We believe one licence to operate a business in any industry is sufficient. The amendments should still allow APRA to disallow a noncomplying fund. Such a process would address the public policy concern that the existence and number of employers plans are unclear to APRA. It would require regular reporting without undermining the efficiency, competitiveness and commerciality of tender processes, and the coalition amendment would also ensure that APRA continues to fulfil its proper role as a prudential regulator, which should be focused on risk and governance without entangling it in commercial matters which affect neither factor.

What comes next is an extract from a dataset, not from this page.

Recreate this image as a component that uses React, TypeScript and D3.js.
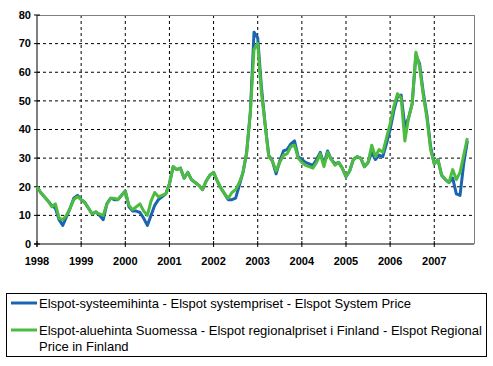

I have moved opposition amendments (1) to (4) and (6) to (8), but those comments also apply to amendment (9), which will have to be moved separately because the voting pattern, in a technicality that always escapes me, is somewhat different. From your smile, Minister, I can see that you know what I am talking about. It seems that to achieve what we want to achieve, we will be voting in favour of opposition amendments (1) to (4) and (6) to (8), and we will be opposing schedule 1 in the following terms:

(9) Schedule 1, item 12, page 25 (line 12) to page 26 (line 15), TO BE OPPOSED.

With those few words on these amendments, I commend our amendments and our recommended approach to the Senate.